The case arose in 1996, when Michael Chandler, formerly a vice principal in DeKalb County schools, and his son Jesse, then a seventh grader, challenged school officials’ promotion of religion in the classroom and at official school events.

School officials claimed that their promotion of religion in the public schools was legal under Alabama’s school-prayer statute, the fourth such statute Alabama had enacted in a 15-year period. The statute provided that school officials “shall permit” prayer led by students at school-sponsored events. United States District Judge Ira De Ment ruled the statute was an unconstitutional establishment of religion.

Despite Judge De Ment’s ruling, DeKalb County school officials continued to sponsor prayer in the classroom, prayer at mandatory assemblies, and prayer at graduations and over the public-address system at sporting events.

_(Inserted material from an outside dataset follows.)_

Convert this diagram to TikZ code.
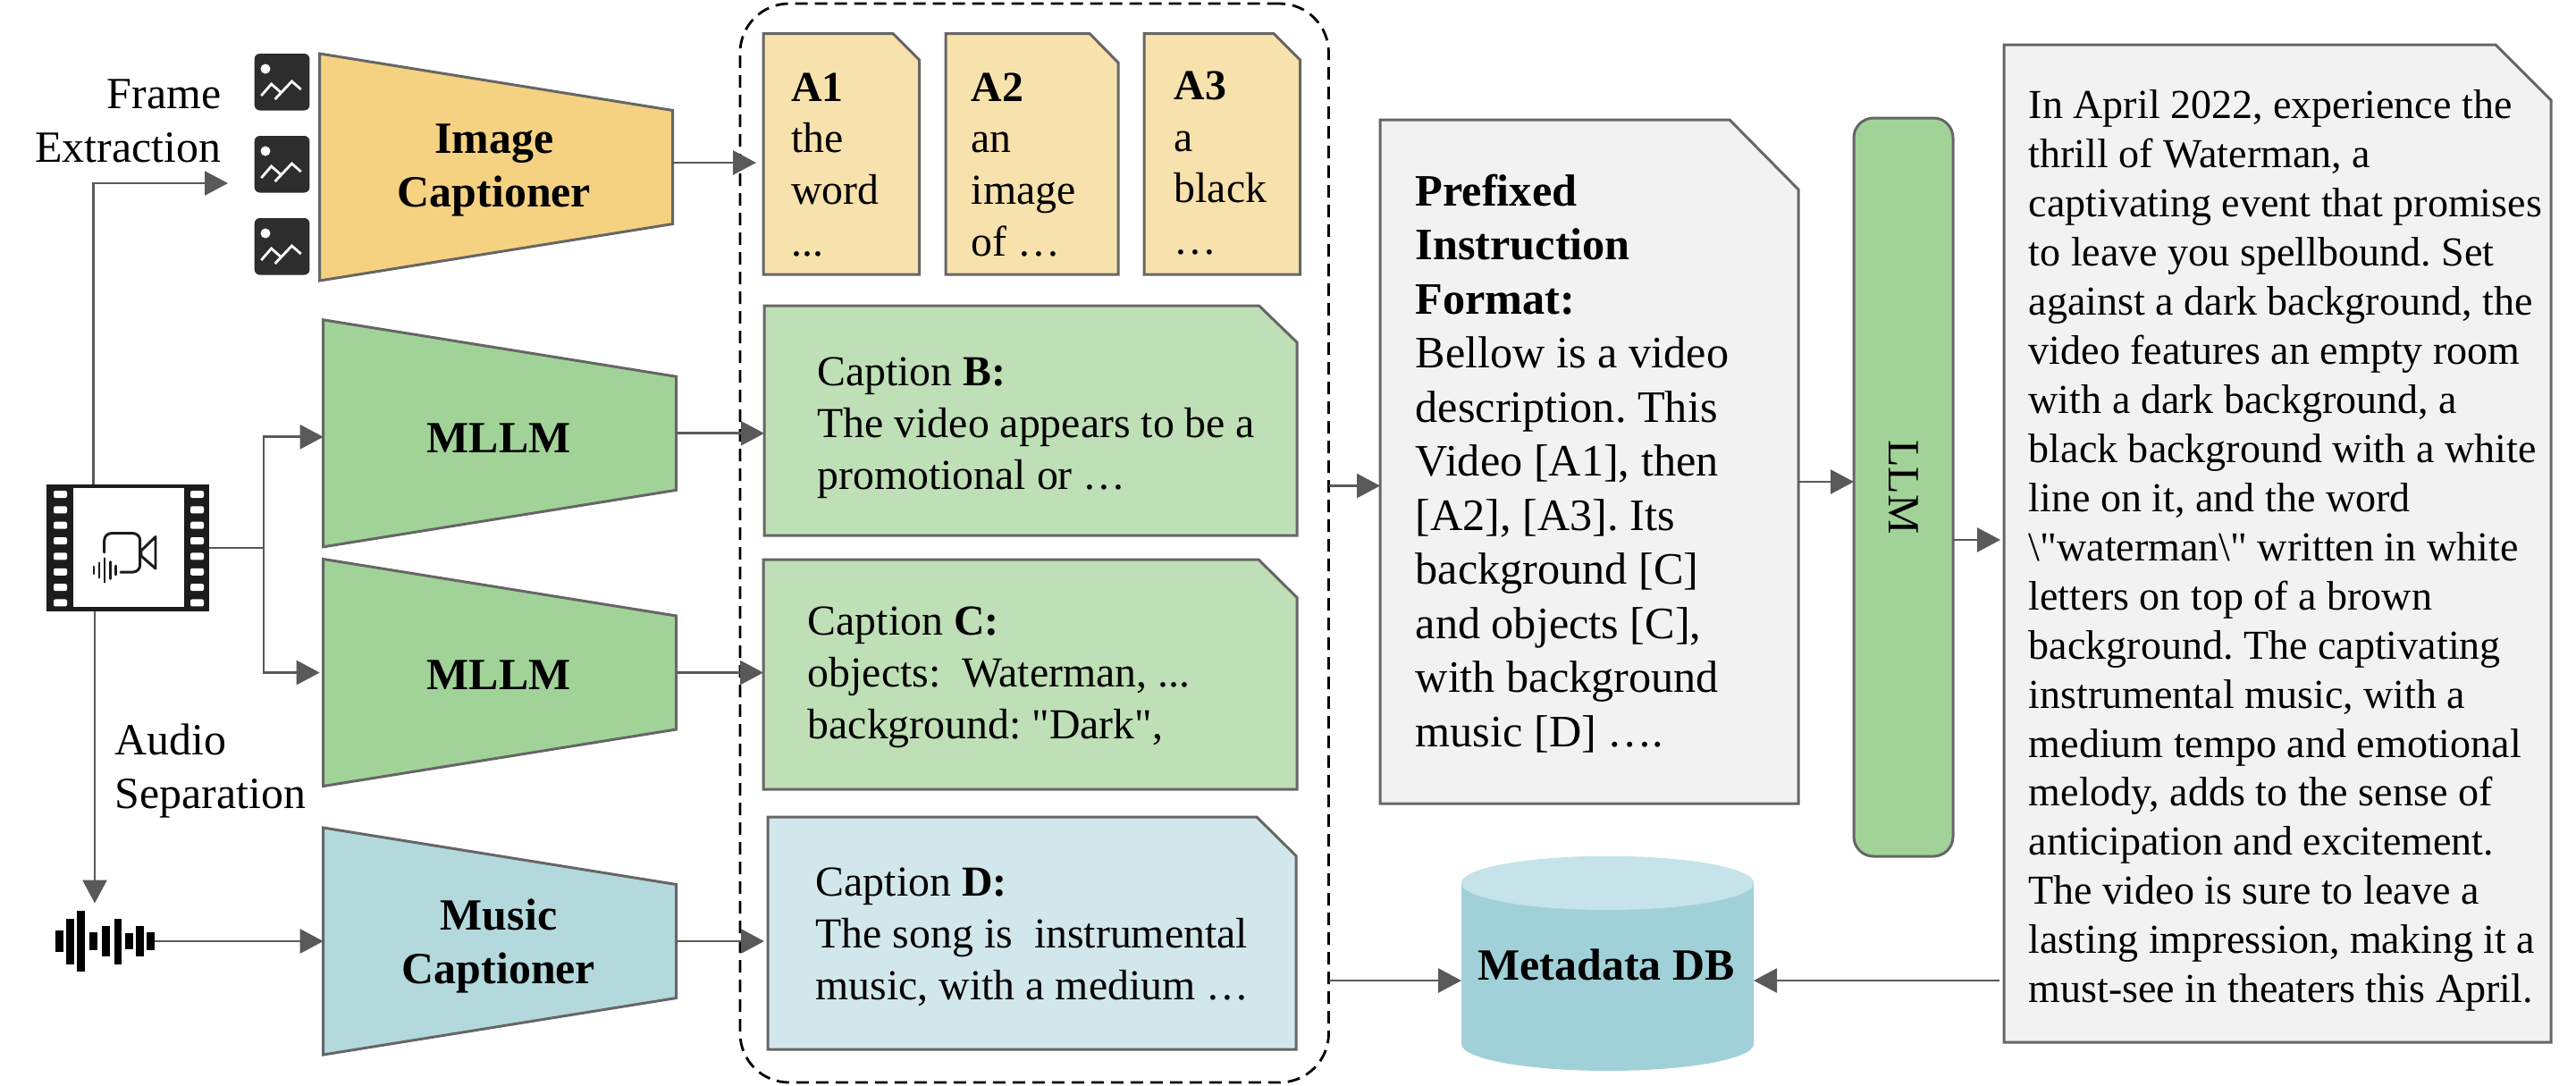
\documentclass[tikz,border=0pt]{standalone}
\usepackage{fontspec}
\usepackage{tikz}
\usepackage{xcolor}
\usetikzlibrary{arrows.meta,positioning,calc}
\setmainfont{Liberation Serif}
\newfontfamily\rawserif{Liberation Serif}
\frenchspacing
\definecolor{linegray}{RGB}{89,89,89}
\definecolor{bordergray}{RGB}{102,102,102}
\definecolor{icondark}{RGB}{45,45,45}
\definecolor{filmdark}{RGB}{28,28,28}
\definecolor{imagefill}{RGB}{245,210,129}
\definecolor{imagedoc}{RGB}{247,225,172}
\definecolor{mllmfill}{RGB}{161,211,152}
\definecolor{mllmdoc}{RGB}{191,223,182}
\definecolor{musicfill}{RGB}{179,217,220}
\definecolor{musicdoc}{RGB}{210,231,235}
\definecolor{greydoc}{RGB}{242,242,242}
\definecolor{dbbody}{RGB}{161,209,216}
\definecolor{dbtop}{RGB}{198,227,233}
\newcommand{\bodyfont}[2]{\fontsize{#1}{#2}\selectfont}
\newcommand{\straightq}{{\rawserif"}}
\tikzset{
    flow/.style={draw=linegray, line width=0.8pt, -{Triangle[length=2.6mm,width=2.7mm]}},
    funnel/.style={rectangle, minimum width=3.95cm, minimum height=2.54cm, inner sep=0pt, outer sep=0pt,
        append after command={\pgfextra{
            \draw[draw=bordergray, line width=0.85pt, fill=#1] (\tikzlastnode.north west)
                -- ($(\tikzlastnode.north east)+(0,0.635)$) -- ($(\tikzlastnode.south east)+(0,-0.635)$)
                -- (\tikzlastnode.south west) -- cycle;}}},
    snipbox/.style n args={5}{rectangle, minimum width=#1cm, minimum height=#2cm, anchor=north west,
        inner sep=0pt, outer sep=0pt,
        append after command={\pgfextra{
            \draw[draw=bordergray, line width=0.85pt, fill=#5] (\tikzlastnode.north west)
                -- ($(\tikzlastnode.north east)+(-#3,0)$) -- ($(\tikzlastnode.north east)+(0,#4)$)
                -- (\tikzlastnode.south east) -- (\tikzlastnode.south west) -- cycle;}}},
    drum/.style={rectangle, minimum width=3.27cm, minimum height=2.40cm, inner sep=0pt, outer sep=0pt,
        append after command={\pgfextra{
            \fill[dbbody] ($(\tikzlastnode.north west)+(0,0.3)$) -- ($(\tikzlastnode.south west)+(0,-0.3)$)
                arc[start angle=180, end angle=0, x radius=1.635, y radius=0.3]
                -- ($(\tikzlastnode.north east)+(0,0.3)$)
                arc[start angle=0, end angle=-180, x radius=1.635, y radius=0.3] -- cycle;
            \fill[dbtop] ($(\tikzlastnode.north)+(0,0.3)$) ellipse (1.635 and 0.3);}}},
    doctext/.style={anchor=base west, align=left, inner sep=0pt, font=\bodyfont{13.6}{16.4}},
    boldtext/.style={anchor=base, align=center, inner sep=0pt, font=\bodyfont{14.2}{17}\bfseries},
    steptext/.style={inner sep=0pt, font=\bodyfont{14.2}{17}}
}

\begin{document}
\begin{tikzpicture}[yscale=-1]
    \useasboundingbox (0,0) rectangle (28.82,12.14);

    % Dashed group of captions
    \node[rectangle, draw, line width=0.8pt, dash pattern=on 1.4mm off 0.8mm, rounded corners=0.55cm,
        minimum width=6.585cm, minimum height=12.07cm, inner sep=0pt, outer sep=0pt] (group) at (11.5725,6.075) {};

    % Video clip
    \node[rectangle, fill=filmdark, minimum width=1.82cm, minimum height=1.42cm, inner sep=0pt, outer sep=0pt] (film) at (1.43,6.13) {};
    \fill[white] (0.82,5.46) rectangle (2.06,6.79);
    \foreach \i in {0,...,7} {
        \fill[white, rounded corners=0.02cm] (0.60,{5.49+0.1735*\i}) rectangle (0.75,{5.57+0.1735*\i});
        \fill[white, rounded corners=0.02cm] (2.13,{5.49+0.1735*\i}) rectangle (2.28,{5.57+0.1735*\i});
    }
    \draw[filmdark, line width=0.85pt, line cap=round, rounded corners=0.08cm]
        (1.167,6.18) -- (1.167,5.966) -- (1.567,5.966) -- (1.567,6.40) -- (1.35,6.40);
    \draw[filmdark, line width=0.85pt, line join=round] (1.58,6.16) -- (1.74,6.005) -- (1.74,6.36) -- (1.58,6.22) -- cycle;
    \foreach \x/\h in {1.05/0.04,1.11/0.083,1.17/0.134,1.233/0.095,1.293/0.05} {
        \draw[filmdark, line width=0.75pt, line cap=round] (\x,{6.38-\h}) -- (\x,{6.38+\h});
    }

    % Extracted frames
    \foreach \y [count=\i] in {0.60,1.52,2.44} {
        \node[rectangle, fill=icondark, rounded corners=0.06cm, anchor=north west, minimum width=0.617cm,
            minimum height=0.635cm, inner sep=0pt, outer sep=0pt] (frame\i) at (2.847,\y) {};
        \fill[white] (2.97,{\y+0.17}) circle (0.055);
        \draw[white, line width=0.8pt] (2.923,{\y+0.47}) -- (3.036,{\y+0.34}) -- (3.138,{\y+0.43});
        \draw[white, line width=0.8pt] (3.076,{\y+0.51}) -- (3.265,{\y+0.31}) -- (3.367,{\y+0.40});
    }

    % Waveform
    \node[rectangle, minimum width=1.11cm, minimum height=0.69cm, inner sep=0pt, outer sep=0pt] (wave) at (1.175,10.53) {};
    \foreach \x/\h in {0.665/0.12,0.783/0.255,0.905/0.34,1.043/0.10,1.183/0.17,1.32/0.255,1.447/0.09,1.567/0.17,1.683/0.10} {
        \fill[black] ({\x-0.043},{10.53-\h}) rectangle ({\x+0.043},{10.53+\h});
    }

    % Captioners
    \node[funnel=imagefill] (imgcap) at (5.552,1.87) {};
    \node[funnel=mllmfill] (mllmA) at (5.592,4.848) {};
    \node[funnel=mllmfill] (mllmB) at (5.592,7.525) {};
    \node[funnel=musicfill] (music) at (5.592,10.53) {};
    \node[boldtext] (imgcaptext) at (5.53,2.31) {Image\\Captioner};
    \node[boldtext] (mllmAtext) at (5.58,5.06) {MLLM};
    \node[boldtext] (mllmBtext) at (5.58,7.71) {MLLM};
    \node[boldtext] (musictext) at (5.58,11.00) {Music\\Captioner};

    % Step labels
    \node[steptext, anchor=base east, align=right] (framestep) at (2.48,1.81) {Frame\\Extraction};
    \node[steptext, anchor=base west, align=left] (audiostep) at (1.28,9.04) {Audio\\Separation};

    % Frame captions
    \node[snipbox={1.745}{2.695}{0.295}{0.295}{imagedoc}] (A1) at (8.54,0.375) {};
    \node[snipbox={1.93}{2.695}{0.32}{0.325}{imagedoc}] (A2) at (10.58,0.375) {};
    \node[snipbox={1.745}{2.695}{0.295}{0.295}{imagedoc}] (A3) at (12.80,0.375) {};
    \node[doctext] (A1text) at (8.846,2.86) {\textbf{A1}\\the\\word\\...};
    \node[doctext] (A2text) at (10.86,2.86) {\textbf{A2}\\an\\image\\of …};
    \node[doctext] (A3text) at (13.13,2.846) {\textbf{A3}\\a\\black\\…};

    % Other captions
    \node[snipbox={5.96}{2.57}{0.424}{0.41}{mllmdoc}] (capB) at (8.55,3.42) {};
    \node[snipbox={5.97}{2.57}{0.43}{0.425}{mllmdoc}] (capC) at (8.54,6.26) {};
    \node[snipbox={5.91}{2.60}{0.44}{0.435}{musicdoc}] (capD) at (8.59,9.14) {};
    \node[doctext] (capBtext) at (9.137,5.47) {Caption \textbf{B:}\\The video appears to be a\\promotional or …};
    \node[doctext] (capCtext) at (9.03,8.26) {Caption \textbf{C:}\\objects:\ \ Waterman, ...\\background: \straightq Dark\straightq,};
    \node[doctext] (capDtext) at (9.12,11.18) {Caption \textbf{D:}\\The song is\ \ instrumental\\music, with a medium …};

    % Metadata store
    \node[drum] (db) at (17.985,10.78) {};
    \node[boldtext] (dbtext) at (17.97,10.96) {Metadata DB};

    % Prefixed format
    \node[snipbox={4.68}{7.65}{0.77}{0.78}{greydoc}] (format) at (15.44,1.34) {};
    \node[doctext, font=\bodyfont{14.3}{17.2}] (formattext) at (15.83,8.35) {\textbf{Prefixed}\\\textbf{Instruction}\\\textbf{Format:}\\Bellow is a video\\description. This\\Video [A1], then\\{[A2]}, [A3]. Its\\background [C]\\and objects [C],\\with background\\music [D] ….};

    % LLM
    \node[rectangle, rotate=-90, rounded corners=0.22cm, draw=bordergray, line width=0.85pt, fill=mllmfill,
        minimum width=8.26cm, minimum height=1.11cm, inner sep=0pt, outer sep=0pt, font=\bodyfont{14.2}{17}] (llm) at (21.295,5.45) {LLM};

    % Generated description
    \node[snipbox={6.12}{11.16}{0.62}{0.62}{greydoc}] (story) at (22.42,0.50) {};
    \node[doctext, font=\bodyfont{13.1}{15.63}] (storytext) at (22.69,11.217) {In April 2022, experience the\\thrill of Waterman, a\\captivating event that promises\\to leave you spellbound. Set\\against a dark background, the\\video features an empty room\\with a dark background, a\\black background with a white\\line on it, and the word\\\textbackslash\straightq waterman\textbackslash\straightq{} written in white\\letters on top of a brown\\background. The captivating\\instrumental music, with a\\medium tempo and emotional\\melody, adds to the sense of\\anticipation and excitement.\\The video is sure to leave a\\lasting impression, making it a\\must-see in theaters this April.};

    % Free ends of the connectors
    \coordinate (frametip) at (2.55,2.05);
    \coordinate (split) at (2.95,6.13);
    \coordinate (imgout) at ($(imgcap.east)+(0,-0.05)$);
    \coordinate (groupout) at ($(group.east)+(0,-0.64)$);
    \coordinate (groupdb) at ($(group.east)+(0,4.895)$);
    \coordinate (fmtout) at ($(format.east)+(0,0.225)$);
    \coordinate (llmout) at ($(llm.north)+(0,0.59)$);
    \coordinate (storydb) at ($(story.west)+(0,4.89)$);

    % Connectors
    \draw[flow] ($(film.north)+(-0.385,0)$) |- (frametip);
    \draw[flow] ($(film.south)+(-0.37,0)$) -- ($(wave.north)+(-0.115,-0.08)$);
    \draw[flow] (film.east) -- (split) |- ($(mllmA.west)+(0,0.04)$);
    \draw[flow, shorten >=0.04cm] (split) |- (mllmB.west);
    \draw[flow] (wave.east) -- (wave.east -| music.west);
    \draw[flow, shorten >=0.08cm] (imgout) -- (imgout -| A1.west);
    \draw[flow] (mllmA.east) -- (mllmA.east -| capB.west);
    \draw[flow] (mllmB.east) -- (mllmB.east -| capC.west);
    \draw[flow, shorten >=0.04cm] (music.east) -- (music.east -| capD.west);
    \draw[flow] (groupout) -- (groupout -| format.west);
    \draw[flow] (groupdb) -- (groupdb -| db.west);
    \draw[flow] (fmtout) -- (fmtout -| llm.south);
    \draw[flow, shorten >=0.04cm] (llmout) -- (llmout -| story.west);
    \draw[flow, shorten <=0.05cm] (storydb) -- (storydb -| db.east);

\end{tikzpicture}
\end{document}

After nearly two years of litigation, the Chandlers won an injunction barring school-sponsored or officially sanctioned prayers and devotionals. In order to make sure that DeKalb County school officials did not inadvertently trample students’ religious rights in the process of ending school endorsement of religion, the injunction expressly stated it did not prevent private prayer, wearing of religious clothing and symbols, distribution of religious literature, and attempts by students to persuade their schoolmates on religious matters during their free time.

The Eleventh Circuit, however, vacated Judge De Ment’s injunction and directed school officials to permit prayer and devotional activities even where students are compelled to attend, including in the classrooms. The ruling allows any person who is not a school official to lead group prayer before captive audiences of K-12 schoolchildren, even though some students or their parents would object to this state sponsorship of religion.

In their legal brief before the court, the groups said that Judge De Ment’s ruling recognized the difference between private speech and speech that uses the machinery of the state to promote religion. His ruling preserved the line between students’ religious rights on their own time, such as saying a private grace before meals or handing out a youth group flier before class, and using the state-provided microphone and state-provided audience to deliver prayers.

“There is nothing private about a prayer over a public-address system, and when that public-address system belongs to the state, the state runs the risk that the prayer is identified as the state’s message,” said ACLU cooperating attorney Pamela Sumners. “In DeKalb County, there is no question that the prayers were school-sponsored; school officials even set aside special time for invocations and benedictions at school events,” she added.

The Chandlers are asking the High Court to enforce 40 years of precedents holding that schoolchildren cannot be compelled to participate in prayers and devotional exercises in public school. They have also asked the Court to examine the Eleventh Circuit’s treatment of public schools like public parks, where any speaker may freely speak his mind. The Supreme Court has repeatedly held that schools are not public forums. In addition, the Chandlers have asked the Court to examine Judge De Ment’s injunction based on some 15 volumes of facts in the case.

“Public schools are not Sunday schools,” said Barry W. Lynn, Executive Director of Americans United for the Separation of Church and State. “I am confident the Supreme Court will take this case and put an end to these kinds of abuses.”

The Supreme Court can choose whether to hear the case. While the Court deliberates on the issue, the Eleventh Circuit’s decision is stayed, leaving Judge De Ment’s injunction the law until the Supreme Court acts on the petition.

The Supreme Court has already indicated it will hear a Texas case involving student-led prayer over the school-owned public-address system before football games. The ACLU of Texas is representing the parents in that case, Doe v. Santa Fe.